Video 1 from Wave polarization and dynamic degeneracy in a chiral elastic lattice

This paper addresses fundamental questions arising in the theory of Bloch–Floquet waves in chiral elastic lattice systems. This area has received a significant attention in the context of ‘topologically protected’ waveforms. Although practical applications of chiral elastic lattices are widely appreciated, especially in problems of controlling low-frequency vibrations, wave polarization and filtering, the fundamental questions of the relationship of these lattices to classical waveforms associated with longitudinal and shear waves retain a substantial scope for further development. The notion of chirality is introduced into the systematic analysis of dispersive elastic waves in a doubly-periodic lattice. Important quantitative characteristics of the dynamic response of the lattice, such as lattice flux and lattice circulation, are used in the analysis along with the novel concept of ‘vortex waveforms’ that characterize the dynamic response of the chiral system. We note that the continuum concepts of pressure and shear waves do not apply for waves in a lattice, especially in the case when the wavelength is comparable with the size of the elementary cell of the periodic structure. Special critical regimes are highlighted when vortex waveforms become dominant. Analytical findings are accompanied by illustrative numerical simulations.

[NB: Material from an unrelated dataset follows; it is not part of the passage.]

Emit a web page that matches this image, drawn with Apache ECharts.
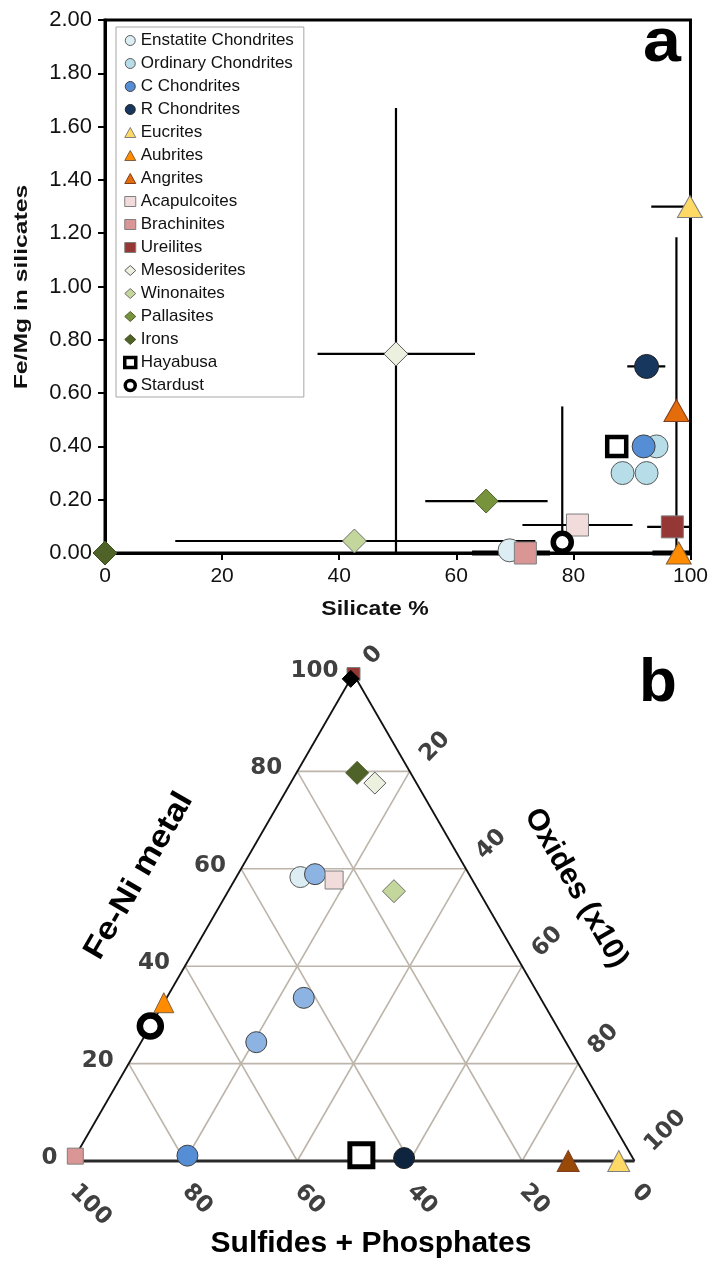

本论文针对手性弹性晶格系统中布洛赫-弗洛凯波（Bloch–Floquet waves）理论所衍生的基础问题展开研究。该领域围绕“拓扑保护波形”的相关研究已获得广泛关注。尽管手性弹性晶格的实际应用价值已得到广泛认可，尤其在低频振动控制、波偏振调控与滤波等工程场景中，但其与纵波、横波等经典波形的关联机制仍存在大量有待进一步拓展的研究空间。本研究将手性概念引入双周期晶格（doubly-periodic lattice）的色散弹性波系统性分析框架之中。分析过程中，除采用用于表征手性系统动态响应的新型“涡旋波形（vortex waveforms）”概念外，还引入了晶格通量（lattice flux）、晶格环流（lattice circulation）等晶格动态响应的重要量化特征参数。需特别指出，连续介质框架下的压力波与剪切波概念并不适用于晶格波动场景，尤其当波长与周期结构原胞（elementary cell）的尺寸可比时，该局限性尤为显著。本研究重点凸显了涡旋波形占据主导地位的特殊临界工况。本文的解析结论均配有示范性数值仿真结果作为佐证。